Discurso de SEXA PR na Sessão de Abertura do XXIV Congresso Português de Cardiologia

Funchal
27 de Abril de 2003


Gostaria, em primeiro lugar, de saudar a organização deste Congresso Português de Cardiologia e todos os participantes no seu vasto programa.

Quero, depois, prestar, mais uma vez, a minha homenagem aos médicos que promovem a saúde dos Portugueses e contribuem para melhorar os níveis e padrões de desenvolvimento humano do nosso País.

Não é sem uma ponta de orgulho e até de emoção que, ao comparar os indicadores, os mais diversos, da morbilidade e da mortalidade referentes às últimas três décadas, constato os avanços tão significativos que entre nós foram conseguidos.

Obtido tão lisongeiro patamar, penso que se torna agora imperioso equacionar os futuros desenvolvimentos na Saúde, em Portugal, para que possamos hierarquizar adequadamente as necessidades, fazer escolhas criteriosas e, com os recursos de que vamos dispor, investir no que é realmente determinante.

No passado, nem sempre fomos rigorosos, e nem sempre atendemos à complexidade dos factores determinantes da Saúde. Teremos privilegiado muitas vezes soluções onerosas que, afinal, não representavam senão uma pequena contribuição para atenuar ou resolver um problema. Entretanto, desvalorizámos outras intervenções, nomeadamente no campo da prevenção, que podem produzir resultados de grande alcance.

A este respeito, não posso deixar de lembrar o trabalho verdadeiramente militante do Professor Fernando de Pádua, utilizando de forma pioneira meios eficazes da comunicação social, promovendo a educação para a saúde e, em especial a prevenção das doenças cardiovasculares, alertando para os erros na alimentação, o abuso do álcool, as consequências do consumo do tabaco ou da falta de exercício físico.

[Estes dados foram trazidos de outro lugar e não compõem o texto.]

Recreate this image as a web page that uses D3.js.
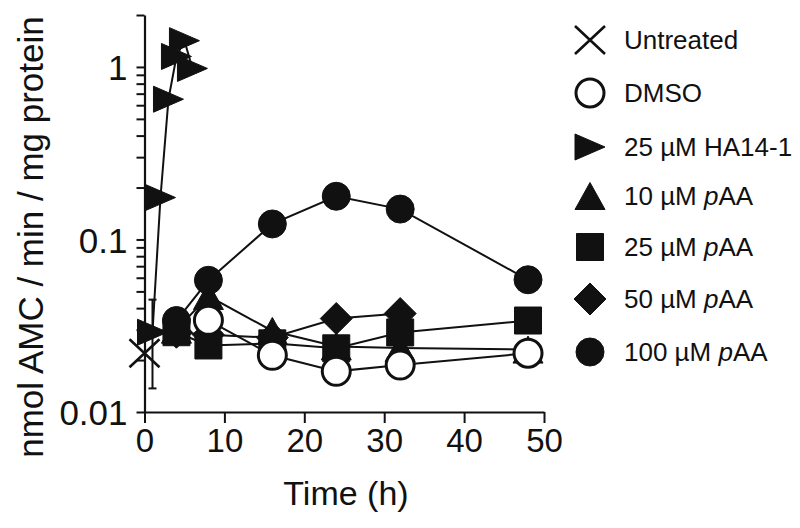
<!DOCTYPE html>
<html><head><meta charset="utf-8">
<script src="https://cdn.jsdelivr.net/npm/d3@7"></script>
<style>body{margin:0;background:#fff} svg{font-family:"Liberation Sans",Arial,Helvetica,sans-serif}</style>
</head><body>
<svg id="c" width="800" height="528"></svg>
<script>
// ---- data ----
const untreatedT = [0];
const untreatedV = [0.0219];
const dmsoT = [8, 16, 24, 32, 48];
const dmsoV = [0.034, 0.0213, 0.0172, 0.0187, 0.0219];
const haT = [1, 2, 3, 4, 5, 6];
const haV = [0.029, 0.175, 0.65, 1.15, 1.42, 0.98];
const haErrLo = [0.0137, null, null, null, null, null];
const haErrHi = [0.0448, null, null, null, null, null];
const p10T = [4, 8, 16, 24, 32, 48];
const p10V = [0.030, 0.047, 0.0295, 0.024, 0.0235, 0.023];
const p25T = [4, 8, 16, 24, 32, 48];
const p25V = [0.029, 0.0243, 0.025, 0.0234, 0.0289, 0.0339];
const p50T = [4, 8, 16, 24, 32];
const p50V = [0.029, 0.028, 0.027, 0.0348, 0.0372];
const p100T = [4, 8, 16, 24, 32, 48];
const p100V = [0.0339, 0.058, 0.123, 0.178, 0.15, 0.0584];
const xTicks = [0, 10, 20, 30, 40, 50];
const yMajor = [0.01, 0.1, 1];
const yMinor = [0.02,0.03,0.04,0.05,0.06,0.07,0.08,0.09,0.2,0.3,0.4,0.5,0.6,0.7,0.8,0.9,2];

const series = [
  {name:"Untreated", label:[["Untreated",false]], t:untreatedT, v:untreatedV, shape:"x"},
  {name:"DMSO", label:[["DMSO",false]], t:dmsoT, v:dmsoV, shape:"ocircle"},
  {name:"HA", label:[["25 µM HA14-1",false]], t:haT, v:haV, shape:"tright", lo:haErrLo, hi:haErrHi},
  {name:"p10", label:[["10 µM ",false],["p",true],["AA",false]], t:p10T, v:p10V, shape:"tup"},
  {name:"p25", label:[["25 µM ",false],["p",true],["AA",false]], t:p25T, v:p25V, shape:"square"},
  {name:"p50", label:[["50 µM ",false],["p",true],["AA",false]], t:p50T, v:p50V, shape:"diamond"},
  {name:"p100", label:[["100 µM ",false],["p",true],["AA",false]], t:p100T, v:p100V, shape:"circle"}
];

const svg = d3.select("#c");
const x = d3.scaleLinear().domain([0, 50]).range([144.5, 544]);
const y = d3.scaleLog().domain([0.01, 2]).range([412, 15]);
const ink = "#111";

// axes
const yAxis = d3.axisLeft(y)
  .tickValues(yMajor.concat(yMinor))
  .tickFormat(d => yMajor.includes(d) ? (d === 1 ? "1" : String(d)) : "")
  .tickSize(8).tickSizeOuter(0).tickPadding(9);
const gy = svg.append("g").attr("transform", "translate(144.5,0)").call(yAxis);
gy.selectAll("text").attr("font-size", 35).attr("fill", ink).attr("dy", "0.36em");
gy.selectAll("line").attr("stroke", ink).attr("stroke-width", 2);
gy.select(".domain").attr("stroke", ink).attr("stroke-width", 2.2);

const xAxis = d3.axisBottom(x).tickValues(xTicks).tickSize(11).tickSizeOuter(0).tickPadding(6);
const gx = svg.append("g").attr("transform", "translate(0,412)").call(xAxis);
gx.selectAll("text").attr("font-size", 33).attr("fill", ink);
gx.selectAll("line").attr("stroke", ink).attr("stroke-width", 2);
gx.select(".domain").attr("stroke", ink).attr("stroke-width", 2.2);

svg.append("text").attr("x", 346).attr("y", 505).attr("text-anchor", "middle")
  .attr("font-size", 34).attr("fill", ink).text("Time (h)");
svg.append("text").attr("transform", "translate(43,237) rotate(-90)")
  .attr("text-anchor", "middle").attr("font-size", 35).attr("fill", ink)
  .text("nmol AMC / min / mg protein");

// shapes
function shapePath(s) {
  switch (s) {
    case "x": return "M-15,-14L15,14M-15,14L15,-14";
    case "tright": return "M-15,-13L-15,13L15,0Z";
    case "tup": return "M-15,13.5L15,13.5L0,-13.5Z";
    case "square": return "M-13.5,-13.5H13.5V13.5H-13.5Z";
    case "diamond": return "M0,-16L16,0L0,16L-16,0Z";
    default: return "M14,0A14,14 0 1,1 -14,0A14,14 0 1,1 14,0Z";
  }
}
function styleShape(sel, s) {
  if (s === "x") sel.attr("fill", "none").attr("stroke", ink).attr("stroke-width", 2.6);
  else if (s === "ocircle") sel.attr("fill", "#fff").attr("stroke", ink).attr("stroke-width", 3);
  else sel.attr("fill", ink).attr("stroke", ink).attr("stroke-width", 1);
}

const line = d3.line().x(d => x(d[0])).y(d => y(d[1]));
const plot = svg.append("g");
// lines
series.forEach(s => {
  if (s.t.length > 1) {
    plot.append("path").datum(s.t.map((t, i) => [t, s.v[i]]))
      .attr("d", line).attr("fill", "none").attr("stroke", ink).attr("stroke-width", 2);
  }
});
// error bars
series.forEach(s => {
  if (!s.lo) return;
  s.t.forEach((t, i) => {
    if (s.lo[i] == null) return;
    const cx = x(t);
    const g = plot.append("g").attr("stroke", ink).attr("stroke-width", 2);
    g.append("line").attr("x1", cx).attr("x2", cx).attr("y1", y(s.lo[i])).attr("y2", y(s.hi[i]));
    g.append("line").attr("x1", cx - 4).attr("x2", cx + 4).attr("y1", y(s.lo[i])).attr("y2", y(s.lo[i]));
    g.append("line").attr("x1", cx - 4).attr("x2", cx + 4).attr("y1", y(s.hi[i])).attr("y2", y(s.hi[i]));
  });
});
// markers (DMSO drawn last, on top)
const order = ["Untreated", "HA", "p10", "p25", "p50", "p100", "DMSO"];
order.forEach(n => {
  const s = series.find(d => d.name === n);
  s.t.forEach((t, i) => {
    const p = plot.append("path").attr("d", shapePath(s.shape))
      .attr("transform", `translate(${x(t)},${y(s.v[i])})`);
    styleShape(p, s.shape);
  });
});

// legend
const legY = [40, 93, 147, 196, 247, 299, 352];
const leg = svg.append("g");
series.forEach((s, i) => {
  const p = leg.append("path").attr("d", shapePath(s.shape)).attr("transform", `translate(590,${legY[i]})`);
  styleShape(p, s.shape);
  const tx = leg.append("text").attr("x", 624).attr("y", legY[i]).attr("dy", "0.36em")
    .attr("font-size", 26).attr("fill", ink);
  s.label.forEach(([txt, it]) => tx.append("tspan").attr("font-style", it ? "italic" : "normal").text(txt));
});
</script>
</body></html>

Identificámos, há já longos anos, os principais problemas relativos à eficiência e à qualidade do nosso sistema de saúde - as assimetrias na distribuição dos profissionais, a centralização decisória em áreas administrativas, o crescimento descontrolado das despesas, a utilização excessiva do serviços de urgência, a insatisfação de utilizadores, a insatisfação de profissionais. E também fomos capazes de assinalar caminhos mais ou menos consensuais para os atenuar.

Quando refiro que é importante antecipar, se possível quantificando, os problemas de Saúde nos próximos anos, pretendo claramente afirmar que a essência da política de saúde consistirá em saber como alcançar os objectivos de saúde que achamos desejáveis com os recursos de que vamos dispor.

Tal significa que todas as outras discussões ou querelas, por mais importantes que sejam, devem ser instrumentais relativamente a esta dimensão central. Assim, saber se os hospitais devem manter-se no sector público administrativo do Estado ou constituir-se como sociedades anónimas de capitais exclusivamente públicos é algo que deve ser pensado em função da eficiência e da qualidade dos cuidados que queremos prestar aos cidadãos. Por outro lado, os cuidados de saúde primários poderão ser prestados por entidades públicas ou privadas, singulares ou colectivas em função, primordialmente, do "caderno de encargos" da saúde dos Portugueses.

Penso que esta reflexão é oportuna numa altura em que se sublinha, e bem, a preocupação com a eficiência. Porém, também considero que o discurso sobre a universalidade dos cuidados, a qualidade dos actos dos profissionais e das organizações, a formação profissional, a investigação científica e a inovação tecnológica não pode estar ausente das prioridades actuais.

A governabilidade da Saúde, como de outros sistemas sociais complexos, exige capacidades técnicas e políticas, bem como instrumentos de informação e de conhecimento indispensáveis para que as mudanças se façam de forma a promover a coesão social e a reforçar a confiança e a segurança dos cidadãos na sua relação com o sistema de saúde.

Quando percorro o programa deste Congresso, dou conta que lá estão reflectidas, de uma forma geral mas enquadradas pela complexidade dos vossos saberes, estas minhas preocupações.

Por isso, quero aqui deixar uma mensagem de grande confiança na medicina portuguesa, de muito apreço pelo trabalho desenvolvido pelos médicos cardiologistas e de grande determinação para que, na próxima década, nesta ou noutra sala, se possa sentir a mesma emoção e o mesmo orgulho pelos resultados que então se conseguiram.